Equivalent to height-balanced quadtree/octtree

Task 2: Profiling

Computation involves several different steps:

  • Finding nearest neighbors
  • Computing local densities
  • Computing local pressure / viscous forces
  • Time stepping
  • I/O

How much does each cost? Scaling?

Profiling

  • Want to act based on timing data
    • Manual instrumentation?
    • Profilers?
  • Fix what takes most time first
  • Consider both algorithm improvements and tuning

Task 3: Parallelization

How do we decompose the problem?

  • Processors own regions of space?
  • Processors own fixed set of particles?
  • Processors own sets of force interactions?
  • Hybrid recommended!

Task 3: Parallelization

How do we synchronize force computation?

  • Compute \(\mathbf{f}_{ij}\) and \(\mathbf{f}_{ji}\) simultaneously in reference code
  • Could keep multiple updates per processor and reduce?
  • Use multi-color techniques?
  • Interacts with problem decomposition!
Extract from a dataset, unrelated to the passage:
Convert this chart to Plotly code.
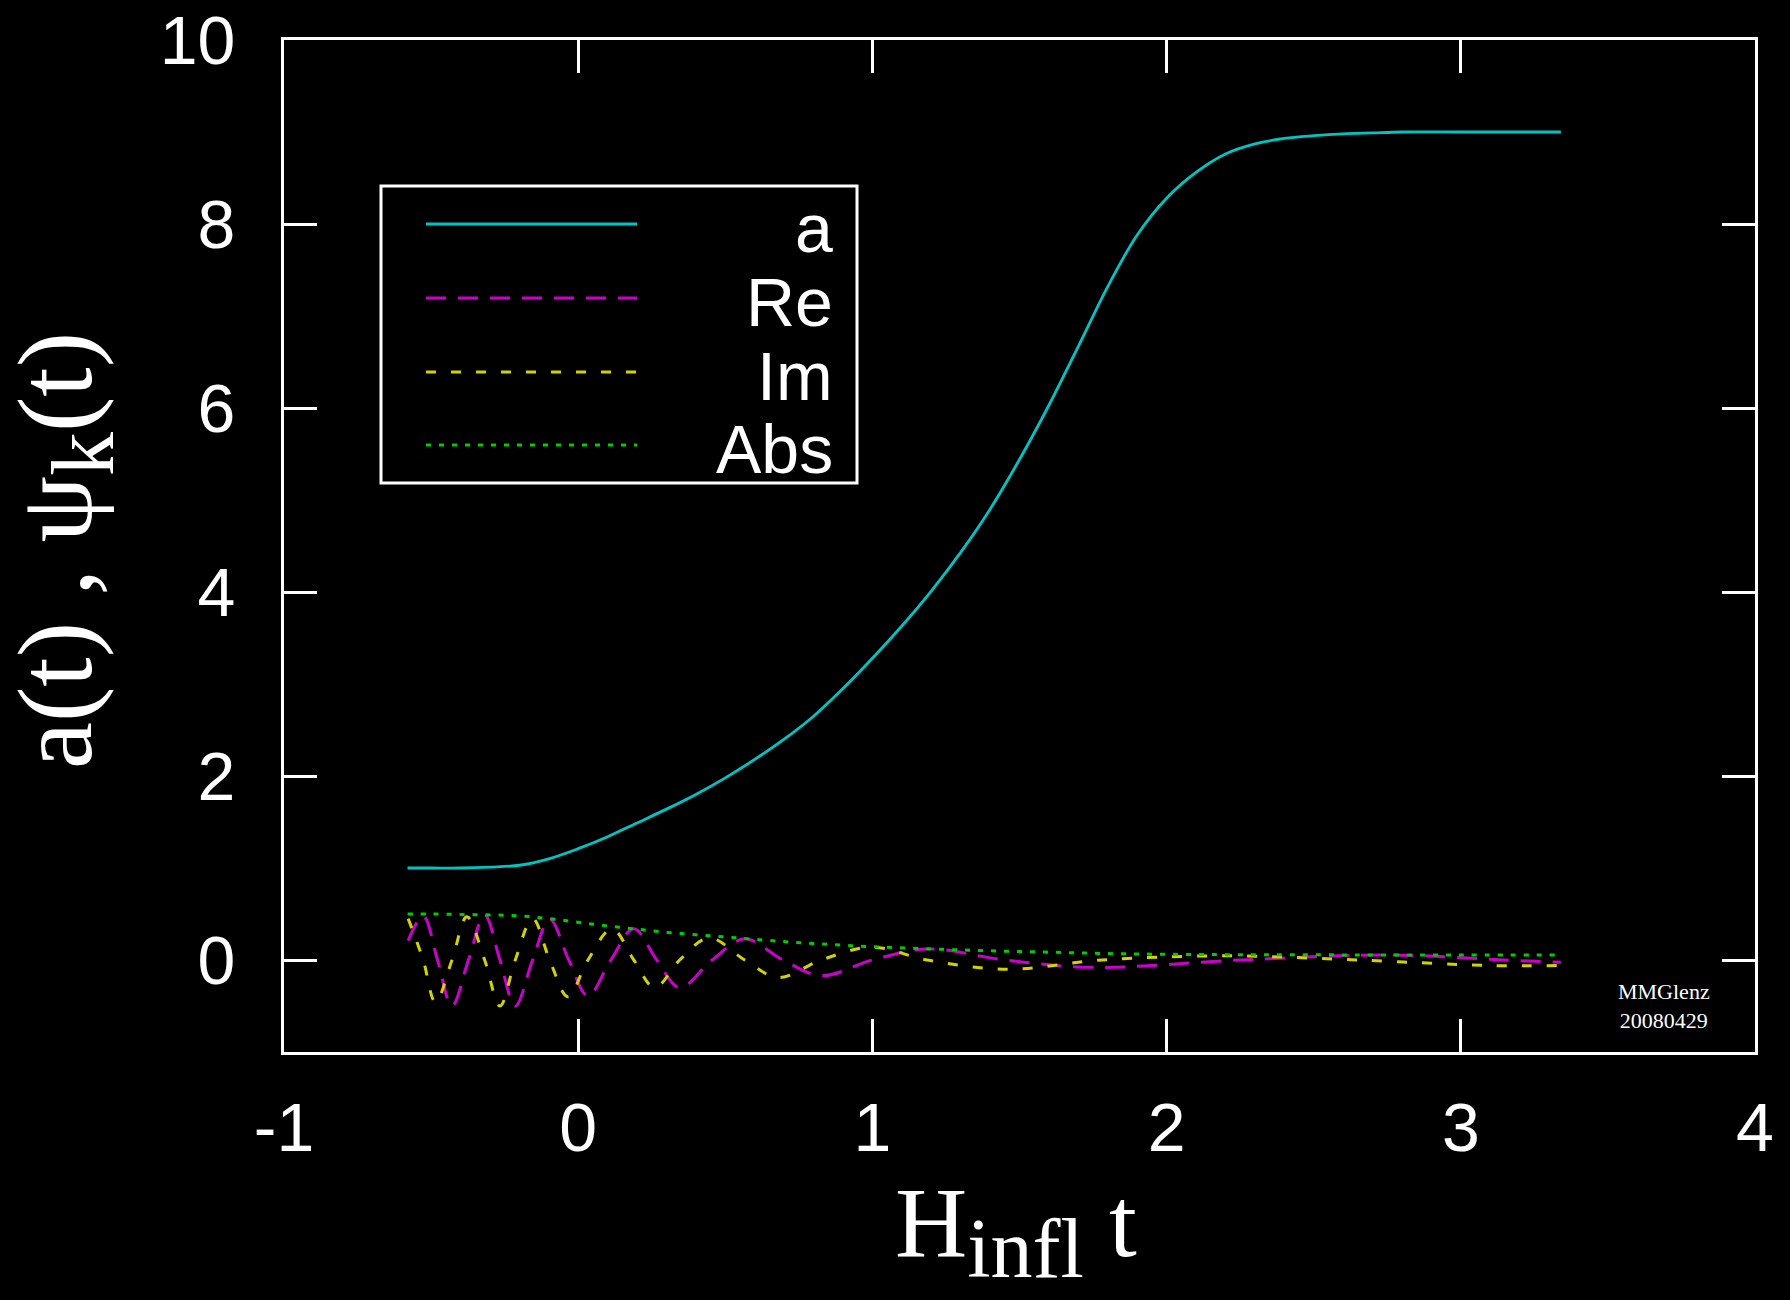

Example: Multi-color ordering

No blue cell neighbors another blue.

Things to think about

  • How do we make sure we don’t break the code?
  • How fast is the parallel code for \(p=1\)?
  • Are there load balance issues?
  • Do we synchronize often?
  • Do we get good strong scaling? weak scaling?

Task 4: Play

  • How fast can we make the serial code?
  • How should we improve initialization?
  • Could we time step smarter?
  • What about surface tension?
  • What about better BCs?
  • Swishing, pouring, etc?
  • Improvements for incompressible flow?